## Given records
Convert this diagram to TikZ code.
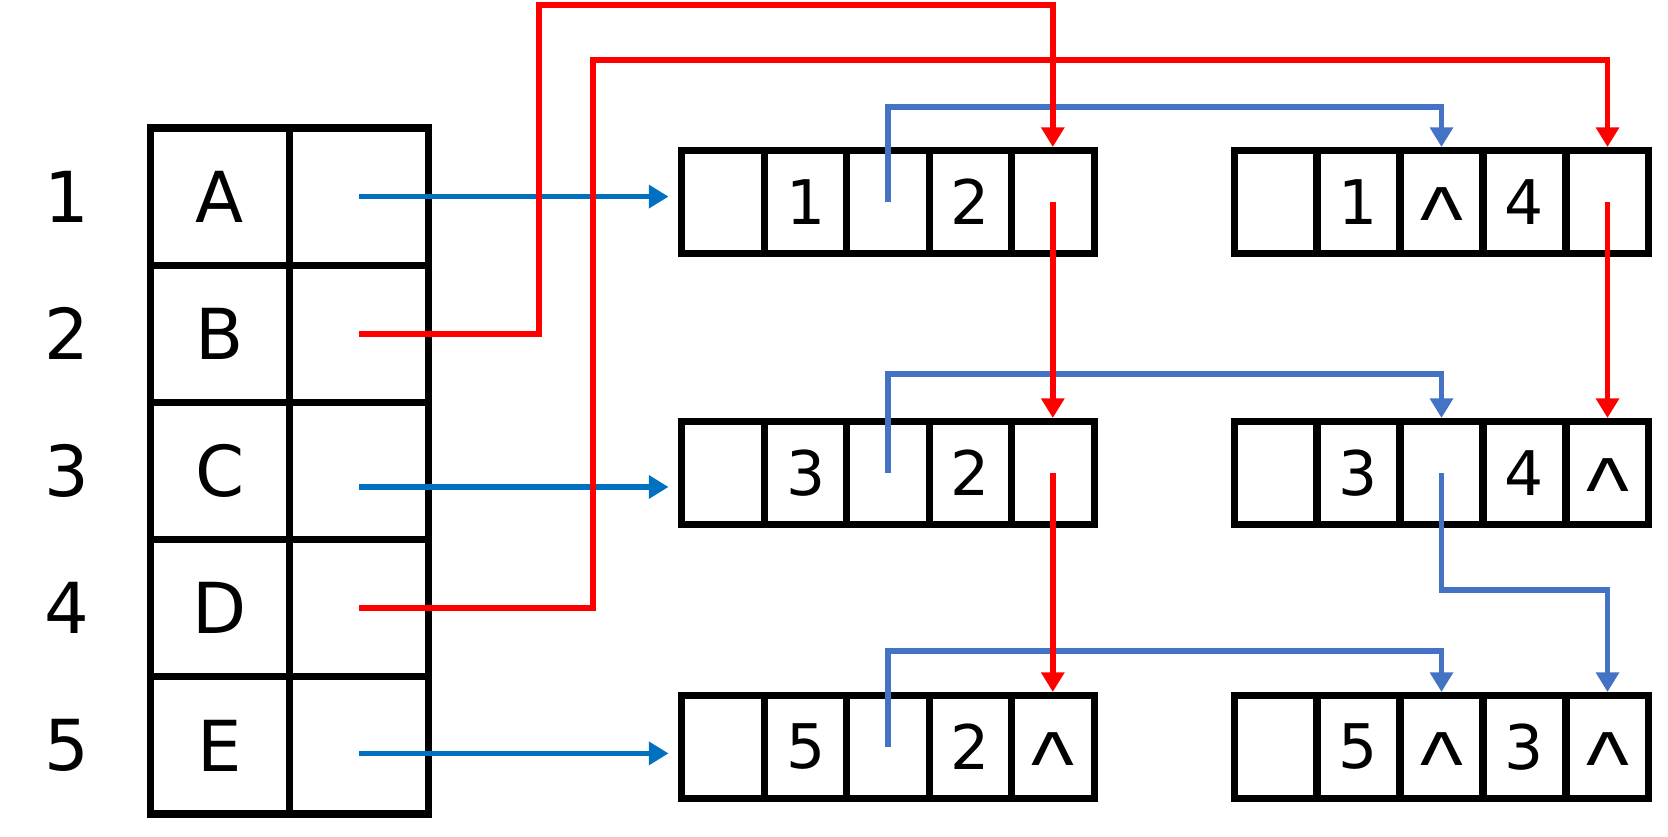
\documentclass[tikz,border=0pt]{standalone}
\usepackage{fontspec}
\setmainfont{DejaVu Sans}
\newfontfamily\caretfont{Liberation Sans}
\usepackage{tikz}
\usetikzlibrary{positioning,arrows.meta,calc}

\definecolor{ptrred}{HTML}{FF0000}
\definecolor{ptrblue}{HTML}{0070C0}
\definecolor{linkblue}{HTML}{4472C4}
\newcommand{\nilmark}{{\caretfont\fontsize{26}{26}\selectfont\raisebox{-0.53em}[0pt][0pt]{\textasciicircum}}}

\begin{document}
\begin{tikzpicture}[
    slot/.style={draw, line width=2pt, minimum width=1.39cm, minimum height=1.372cm, inner sep=0pt, font=\fontsize{20}{24}\selectfont},
    cell/.style={draw, line width=2pt, minimum width=0.826cm, minimum height=1.03cm, inner sep=0pt, font=\fontsize{17.5}{20}\selectfont},
    idx/.style={font=\fontsize{20}{24}\selectfont},
    head/.style={-{Triangle[length=5.6pt,width=6.4pt]}, line width=1.5pt, draw=ptrblue, shorten >=2.8pt},
    ilink/.style={-{Triangle[length=5.6pt,width=6.4pt]}, line width=1.5pt, draw=linkblue},
    jlink/.style={-{Triangle[length=5.6pt,width=6.4pt]}, line width=1.6pt, draw=ptrred},
]
  \useasboundingbox (0,0) rectangle (16.68,8.37);

  % vertex table
  \foreach \k/\y/\v in {1/6.404/A,2/5.032/B,3/3.66/C,4/2.288/D,5/0.916/E} {
    \node[idx]  (i\k) at (0.67,\y) {\k};
    \node[slot] (v\k) at (2.20,\y) {\v};
    \node[slot] (p\k) at (3.59,\y) {};
  }

  % edge records
  \foreach \c/\x/\t in {1/7.232/{},2/8.056/1,3/8.88/{},4/9.704/2,5/10.528/{}}
    \node[cell] (e12-\c) at (\x,6.35) {\t};
  \foreach \c/\x/\t in {1/7.232/{},2/8.056/3,3/8.88/{},4/9.704/2,5/10.528/{}}
    \node[cell] (e32-\c) at (\x,3.64) {\t};
  \foreach \c/\x/\t in {1/7.232/{},2/8.056/5,3/8.88/{},4/9.704/2,5/10.528/\nilmark}
    \node[cell] (e52-\c) at (\x,0.90) {\t};
  \foreach \c/\x/\t in {1/12.755/{},2/13.585/1,3/14.415/\nilmark,4/15.245/4,5/16.075/{}}
    \node[cell] (e14-\c) at (\x,6.35) {\t};
  \foreach \c/\x/\t in {1/12.755/{},2/13.585/3,3/14.415/{},4/15.245/4,5/16.075/\nilmark}
    \node[cell] (e34-\c) at (\x,3.64) {\t};
  \foreach \c/\x/\t in {1/12.755/{},2/13.585/5,3/14.415/\nilmark,4/15.245/3,5/16.075/\nilmark}
    \node[cell] (e53-\c) at (\x,0.90) {\t};

  \coordinate (h1) at (p1.center);
  \coordinate (h3) at ([yshift=-0.16cm]p3.center);
  \coordinate (h5) at ([yshift=-0.08cm]p5.center);
  \draw[head] (h1) -- (h1 -| e12-1.west);
  \draw[head] (h3) -- (h3 -| e32-1.west);
  \draw[head] (h5) -- (h5 -| e52-1.west);

  \draw[ilink] (e12-3.center) -- ++(0,0.95) -| (e14-3.north);
  \draw[ilink] (e32-3.center) -- ++(0,0.99) -| (e34-3.north);
  \draw[ilink] (e52-3.center) -- ++(0,0.96) -| (e53-3.north);
  \draw[ilink] (e34-3.center) -- ++(0,-1.17) -| (e53-5.north);

  % B and D go over the top
  \draw[jlink] (p2.center) -| (5.39,8.32) -| (e12-5.north);
  \draw[jlink] (p4.center) -| (5.93,7.77) -| (e14-5.north);
  \draw[jlink] (e12-5.center) -- (e32-5.north);
  \draw[jlink] (e14-5.center) -- (e34-5.north);
  \draw[jlink] (e32-5.center) -- (e52-5.north);
\end{tikzpicture}
\end{document}
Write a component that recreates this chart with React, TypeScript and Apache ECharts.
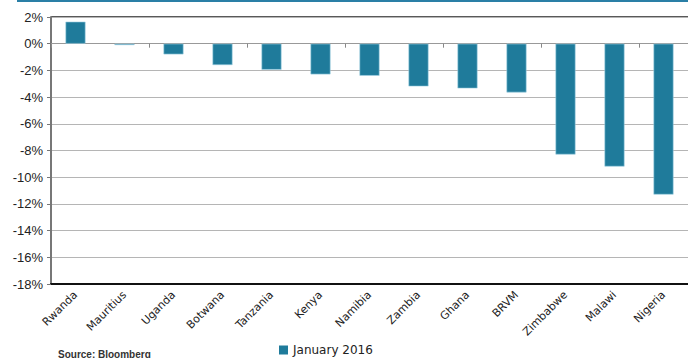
import React, { useEffect, useRef } from "react";
import * as echarts from "echarts";

const categories = ["Rwanda", "Mauritius", "Uganda", "Botwana", "Tanzania", "Kenya", "Namibia", "Zambia", "Ghana", "BRVM", "Zimbabwe", "Malawi", "Nigeria"];
const values = [1.65, -0.1, -0.8, -1.6, -1.95, -2.3, -2.4, -3.2, -3.35, -3.65, -8.3, -9.2, -11.3];
const seriesName = "January 2016";
const sourceText = "Source: Bloomberg";

export default function App() {
  const ref = useRef<HTMLDivElement>(null);
  useEffect(() => {
    const chart = echarts.init(ref.current!, null, { renderer: "svg" });
    chart.setOption({
      animation: false,
      grid: { left: 51, right: 0, top: 17, bottom: 74, containLabel: false },
      legend: {
        data: [seriesName],
        left: 274,
        top: 339,
        icon: "rect",
        itemWidth: 9,
        itemHeight: 9,
        itemGap: 5,
        itemStyle: { borderWidth: 0 },
        textStyle: { fontFamily: "DejaVu Sans", fontSize: 12, color: "#222" },
      },
      xAxis: [
        {
          type: "category",
          data: categories,
          axisLine: { onZero: true, lineStyle: { color: "#999", width: 1 } },
          axisTick: { show: true, length: 4, lineStyle: { color: "#888" } },
          axisLabel: { show: false },
        },
        {
          type: "category",
          data: categories,
          position: "bottom",
          axisLine: { onZero: false, lineStyle: { color: "#111", width: 2 } },
          axisTick: { show: false },
          axisLabel: {
            rotate: 45,
            margin: 9,
            fontFamily: "DejaVu Sans",
            fontSize: 11,
            color: "#222",
            interval: 0,
          },
        },
      ],
      yAxis: {
        type: "value",
        min: -18,
        max: 2,
        interval: 2,
        axisLine: { show: true, lineStyle: { color: "#777", width: 2 } },
        axisTick: { show: true, length: 4, lineStyle: { color: "#777" } },
        axisLabel: {
          formatter: "{value}%",
          fontFamily: "Liberation Sans",
          fontSize: 13,
          color: "#222",
          margin: 8,
        },
        splitLine: { show: true, lineStyle: { color: "#b5b5b5", width: 1 } },
      },
      graphic: [
        { type: "line", shape: { x1: 17, y1: 1, x2: 688, y2: 1 }, style: { stroke: "#2a7fa6", lineWidth: 2 } },
        { type: "line", shape: { x1: 51, y1: 17, x2: 688, y2: 17 }, style: { stroke: "#222", lineWidth: 1.5 } },
        {
          type: "text",
          left: 58,
          top: 349,
          style: { text: sourceText, fontFamily: "Liberation Sans", fontSize: 10, fontWeight: "bold", fill: "#333" },
        },
      ],
      series: [
        {
          name: seriesName,
          type: "bar",
          data: values,
          xAxisIndex: 0,
          barWidth: 20,
          itemStyle: { color: "#1f7b9b", borderColor: "#9fd0e2", borderWidth: 0.6 },
        },
      ],
    });
    return () => chart.dispose();
  }, []);
  return <div ref={ref} style={{ width: 688, height: 358, position: "absolute", left: 0, top: 0 }} />;
}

## Exercise details
Scan the listing above for the word "React" and copy every line that holds it.

## Exercise output
Write a component that recreates this chart with React, TypeScript and Apache ECharts.
import React, { useEffect, useRef } from "react";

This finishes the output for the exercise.